Due to their extreme hardness beryllium compounds would be an excellent building material for products of advanced atomically precise gem-gum technology. Beryllium oxide BeO also known as the gemstone Brommelite e.g. has a Mohs hardness of 9. The problem though is that:

  • A) Compounds of beryllium are highly toxic and often slightly water soluble. A bad combination.
  • B) The element beryllium is rather rare.


In hard and water insoluble gemstones beryllium can be contained pretty safely. Simple berylliumoxide (Brommelite) - a due to it's high hardness (Mohs 9) mechanically interesting compound - is slightly water soluble though and thus toxic.

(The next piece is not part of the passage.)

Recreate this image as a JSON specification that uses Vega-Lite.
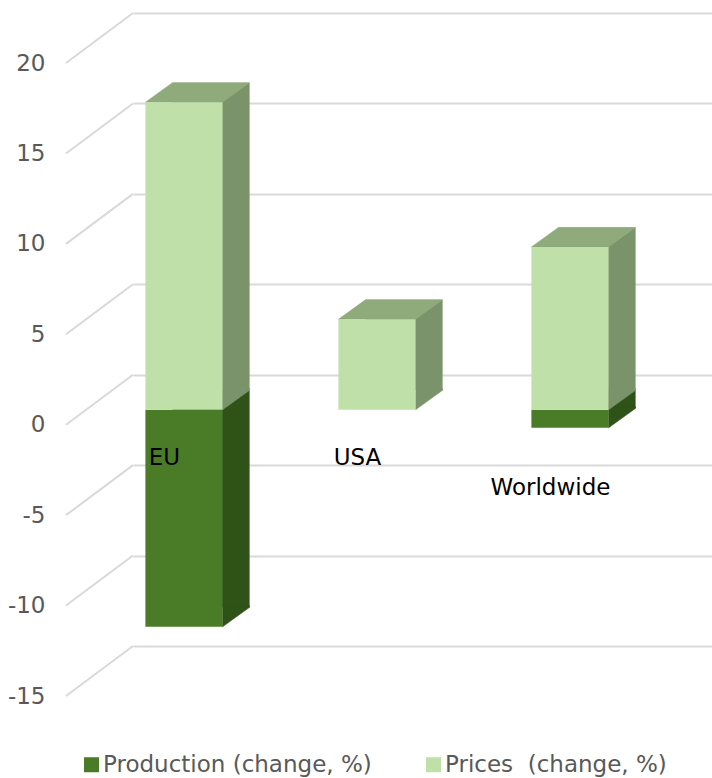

The presence of beryllium in the crystal structure usually can in cases improve the hardness of a compound.

With aluminium Al (and magnesium Mg)

With silicon Si

With silicon and aluminium

  • Beryl Be3Al2(SiO3)6 (aka Emerald, Aquamarine, ...) (Mohs 7.5-8)
  • Euclase BeAlSiO4(OH) (Mohs 7.5) - there are forms that do not cleave easily

With other elements

  • Hambergite Be2BO3OH (Mohs 7.5) - with not so common boron
  • Pezzottaite Cs(Be2Li)Al2Si6O18 (Mohs 8) - with not so common cesium and lithium; hard but complex unit cell

The following compounds are below Mohs 7 and may release critical amounts of Beryllium into the environment via abrasion.

  • Danalite Fe4Be3(SiO4)3S (Mohs 5.5-6) - silicate; contains iron and sulfur
  • Nabesite Na2BeSi4O10·4(H2O) (Mohs 5-6) - silicate; rich in crystal water
  • Herderite CaBe(PO4)(F,OH) (Mohs 5-5.5) - phosphate => maybe slightly water soluble => probably more toxic
  • Beryllonite NaBePO4 (Mohs 5.5-6) - phosphate => maybe slightly water soluble => probably more toxic

Atypical covalent salts (may be incorrect - there is a note of E. Drexlers on a wikipedia talk page on that!)

Compounds of beryllium behave quite unusual. (They could be counted to the oddball compounds.)
Its location in the earth alkali group would suggest that it forms purely ionic bonds. But instead even in compounds where one would expect to find highly ionic salt bonds like BeF2 abd BeCl2 the bonds have strong covalent character. Such covalent (directed) character of bonds is very desirable in diamondoid systems. It makes it possible to passivate surfaces and have sliding interfaces. So the material is usable for more than just structural elements.

The "brother compound" of BeO is Magnesium oxide MgO. It is also known as the gemstone Periclase and has strong ionic character bonds and forms a rock salt crystal structure. Wile excellently friendly to the biological environment it does not feature the benefit of covalent bond character.

Another less directly related compound is Al2O3 Leukosapphire. It has similar hardness and aluminium has low toxicity and high abundance. Those two things that beryllium lacks.

Beryllium often can be better bound (that is safer contained) in garnet like compounds. But then the material strength benefit got lost.
(TODO: investigate this in more detail)


As a side-note: Molten beryllium fluoride along with a greater mass of lithium fluoride is considered for usage in nuclear molten salt fission reactors of non atomically precise technology. The disadvantage of salts tending to form no covalent character bonds turns in an advantage in high radiation environments where the recombining ionic bonds in a structurless soup of molten salt prevent material destruction by radiolysis and metamictisation. Looked at this reversely radiation is the natural enemy of atomically precise technology since the in APM desired directed covalent bonds are susceptible to irreversible breakage and due to the densely packed functionality there's lots of structure that needs to be preserved.